If you want to share profits in different ratios, for example, to reflect seniority, then this will have to be expressly stated. You will also need to address the issue of how any losses will be shared.
Withdrawals
A potential source of disagreement between partners is the amount of money each is entitled to draw from the business. Some may wish to store a higher percentage of profits in the business to maintain a healthy balance, whilst other partners may want to withdraw their share of the profits immediately. It is important, therefore, to agree on a limit on drawings, for example, a set monthly amount.
Shares in asset value changes
In the situation where a fixed asset of the firm, such as a warehouse, is sold at a profit, how is this profit to be shared? Under the Partnership Act, this will be in equal proportions unless stated otherwise. It may be important, therefore, to expressly agree on what is to be done in this situation if this profit is not to be shared equally.
Ownership of business assets
The business may acquire assets during its life, partners may allow the business to use assets that they own or a partner may use the value of one of their own assets to represent their capital investment in the business. It is; therefore, important to stipulate which are the partnership's assets and which belong to an individual partner. Disagreement over the ownership of assets may occur when dissolving the partnership.
If the partnership is likely to prove quite complicated or there are substantial amounts of money or assets involved, you should seek advice from a solicitor. The above information, however, will help you be informed about the most important issues and enable you to consider relevant matters with your other partners.

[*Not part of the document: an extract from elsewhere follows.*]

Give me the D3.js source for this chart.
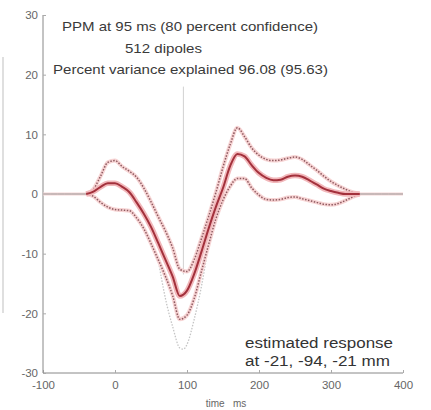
<!DOCTYPE html>
<html>
<head>
<meta charset="utf-8">
<script src="https://cdn.jsdelivr.net/npm/d3@7"></script>
<style>
  body { margin: 0; background: #fff; }
  svg { display: block; }
</style>
</head>
<body>
<svg id="chart" width="431" height="410"></svg>
<script>
// time axis (ms) and responses
const times = [-100, -90, -80, -70, -60, -50, -40, -30, -20, -10,
  0, 10, 20, 30, 40, 50, 60, 70, 80, 90,
  100, 110, 120, 130, 140, 150, 160, 170, 180, 190,
  200, 210, 220, 230, 240, 250, 260, 270, 280, 290,
  300, 310, 320, 330, 340, 350, 360, 370, 380, 390, 400]

const meanResp = [0, 0, 0, 0, 0, 0, 0, 0.4, 1.2, 1.8,
  1.8, 1.2, 0.3, -1.4, -3.3, -5.5, -8.2, -11, -13.8, -17.1,
  -16.2, -13.4, -9.7, -5.8, -2.2, 1, 4.7, 6.7, 6.3, 4.8,
  3.5, 2.7, 2.3, 2.4, 2.9, 3.1, 2.9, 2.3, 1.6, 0.9,
  0.5, 0.2, 0, 0, 0, 0, 0, 0, 0, 0, 0]

const upperBound = [0, 0, 0, 0, 0, 0, 0, 0.8, 3, 5.3,
  5.6, 4.6, 3.8, 2.8, 1, -1.3, -3.8, -6.2, -9, -12.6,
  -13, -11, -7.5, -3.8, 0.2, 4.5, 8.3, 11.1, 9.6, 7.7,
  6.5, 5.8, 5.6, 5.7, 6, 6.2, 5.8, 4.9, 4, 3,
  2.1, 1.4, 0.8, 0.3, 0, 0, 0, 0, 0, 0, 0]

const lowerBound = [0, 0, 0, 0, 0, 0, 0, -0.4, -1.4, -2.2,
  -2.6, -2.7, -2.8, -4, -5.8, -8.3, -11, -13.8, -17, -21,
  -20.3, -17.5, -13, -8.5, -4.2, -1, 1.3, 2.6, 2.6, 1,
  -0.2, -0.9, -1, -0.9, -0.6, -0.5, -0.8, -1.1, -1.4, -1.7,
  -1.8, -1.6, -1.1, -0.5, 0, 0, 0, 0, 0, 0, 0]

// faint outer bound, only visible round the trough
const outerTimes = [60, 70, 80, 90, 95, 100, 110, 120, 130]
const outerLower = [-11, -17.5, -22.2, -25.8, -26, -25.2, -21, -15.5, -8.5]

const xTicks = [-100, 0, 100, 200, 300, 400]
const yTicks = [-30, -20, -10, 0, 10, 20, 30]
const titleLines = ["PPM at 95 ms (80 percent confidence)", "512 dipoles",
  "Percent variance explained 96.08 (95.63)"]
const noteLines = ["estimated response", "at -21, -94, -21 mm"]

function drawChart() {
    const svg = d3.select("#chart")
    const FONT = "'Liberation Sans', Arial, sans-serif"

    let x = d3.scaleLinear().domain([-100, 400]).range([43, 403])
    let y = d3.scaleLinear().domain([-30, 30]).range([373, 15])

    // stray frame edge at the far left
    svg.append("line")
        .attr("x1", 3).attr("x2", 3)
        .attr("y1", 57).attr("y2", 313)
        .attr("stroke", "#d4d4d4")
        .attr("stroke-width", 1.5)

    // axes, matlab style (ticks point inwards)
    let xAxis = d3.axisBottom(x).tickValues(xTicks).tickFormat(d => String(d)).tickSize(-3).tickPadding(8)
    let yAxis = d3.axisLeft(y).tickValues(yTicks).tickFormat(d => String(d)).tickSize(-3).tickPadding(5)

    svg.append("g")
        .attr("transform", "translate(0," + y(-30) + ")")
        .call(xAxis)
        .call(g => g.select(".domain").attr("stroke", "#888").attr("d", "M" + x(-100) + ",0H" + x(400)))
        .call(g => g.selectAll(".tick line").attr("stroke", "#aaa"))
        .call(g => g.selectAll("text").attr("fill", "#666").attr("font-size", 11.5).attr("font-family", FONT))

    svg.append("g")
        .attr("transform", "translate(" + x(-100) + ",0)")
        .call(yAxis)
        .call(g => g.select(".domain").attr("stroke", "#888").attr("d", "M0," + y(30) + "V" + y(-30)))
        .call(g => g.selectAll(".tick line").attr("stroke", "#aaa"))
        .call(g => g.selectAll("text").attr("fill", "#666").attr("font-size", 11.5).attr("font-family", FONT))

    svg.append("text")
        .attr("x", x(150) + 3)
        .attr("y", 407)
        .attr("text-anchor", "middle")
        .attr("font-family", FONT)
        .attr("font-size", 10)
        .attr("fill", "#666")
        .attr("xml:space", "preserve")
        .text("time   ms")

    // marker at 95 ms
    svg.append("line")
        .attr("x1", x(95)).attr("x2", x(95))
        .attr("y1", y(18)).attr("y2", y(-13.5))
        .attr("stroke", "#d2d2d2")
        .attr("stroke-width", 1)

    let line = d3.line()
        .x(d => x(d[0]))
        .y(d => y(d[1]))
        .curve(d3.curveMonotoneX)

    const meanPts = times.map((t, i) => [t, meanResp[i]])
    const upPts = times.map((t, i) => [t, upperBound[i]])
    const lowPts = times.map((t, i) => [t, lowerBound[i]])
    const outerPts = outerTimes.map((t, i) => [t, outerLower[i]])

    // where the bounds collapse the trace is only a thin grey baseline
    const spread = i => upperBound[i] !== lowerBound[i]
    const active = (d, i) => spread(i) || (i > 0 && spread(i - 1)) || (i < times.length - 1 && spread(i + 1))

    svg.append("path")
        .attr("d", line(meanPts))
        .attr("fill", "none")
        .attr("stroke", "#f6d6d6")
        .attr("stroke-width", 3)
    svg.append("path")
        .attr("d", line(meanPts))
        .attr("fill", "none")
        .attr("stroke", "#9a9a9a")
        .attr("stroke-width", 1)

    svg.append("path")
        .attr("d", line(outerPts))
        .attr("fill", "none")
        .attr("stroke", "#c4c4c4")
        .attr("stroke-width", 1.3)
        .attr("stroke-dasharray", "1.5 1.5")

    // pink halos behind the bounds
    ;[upPts, lowPts].forEach(pts => {
        svg.append("path")
            .attr("d", line.defined(active)(pts))
            .attr("fill", "none")
            .attr("stroke", "#f7d4d4")
            .attr("stroke-width", 4)
    })
    ;[upPts, lowPts].forEach(pts => {
        svg.append("path")
            .attr("d", line.defined(active)(pts))
            .attr("fill", "none")
            .attr("stroke", "#8e5a60")
            .attr("stroke-width", 1.5)
            .attr("stroke-dasharray", "1.5 1.5")
    })

    svg.append("path")
        .attr("d", line.defined(active)(meanPts))
        .attr("fill", "none")
        .attr("stroke", "#f2b8bb")
        .attr("stroke-width", 5.5)
    svg.append("path")
        .attr("d", line.defined(active)(meanPts))
        .attr("fill", "none")
        .attr("stroke", "#a3313c")
        .attr("stroke-width", 2)

    // title block
    const titleX = [62, 125, 53], titleY = [31, 53, 74], titleW = [256, 77, 275]
    titleLines.forEach((s, i) => {
        svg.append("text")
            .attr("x", titleX[i])
            .attr("y", titleY[i])
            .attr("font-family", FONT)
            .attr("font-size", 13.5)
            .attr("fill", "#3a3a3a")
            .attr("textLength", titleW[i])
            .attr("lengthAdjust", "spacingAndGlyphs")
            .text(s)
    })

    const noteY = [348, 366], noteW = [148, 145]
    noteLines.forEach((s, i) => {
        svg.append("text")
            .attr("x", 245)
            .attr("y", noteY[i])
            .attr("font-family", FONT)
            .attr("font-size", 15.5)
            .attr("fill", "#333")
            .attr("textLength", noteW[i])
            .attr("lengthAdjust", "spacingAndGlyphs")
            .text(s)
    })
}

drawChart()
</script>
</body>
</html>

Partnership agreement operational issues
All the operational issues below should be taken into consideration in a Partnership Agreement.
Degree of commitment
It is important to consider how much work each partner is to do in the business. For example, a 'sleeping partner' whose involvement is purely financial, will not want to be required to take part in the daily running of the business. In addition, some partners may want to work part time whilst others are to work full time. The Partnership Act will imply that each partner has the right to take part in the daily management of the business unless stated to the contrary. An agreement should set out, therefore, the degree of commitment of each partner. For a full time working partner this may be expressed as 'devoting his/her whole time and attention to the business.
Sickness, absence and holidays
When considering the degree of commitment that the partners are to have, you should address the issue of absence from the business. It is important to consider what will happen, for example, when a partner needs maternity leave or is suffering from long-term incapacity. You will have to qualify the duty of any full time partner to devote all his/her time and attention to the business with whatever is decided on about time off for holidays, sickness or other absenteeism.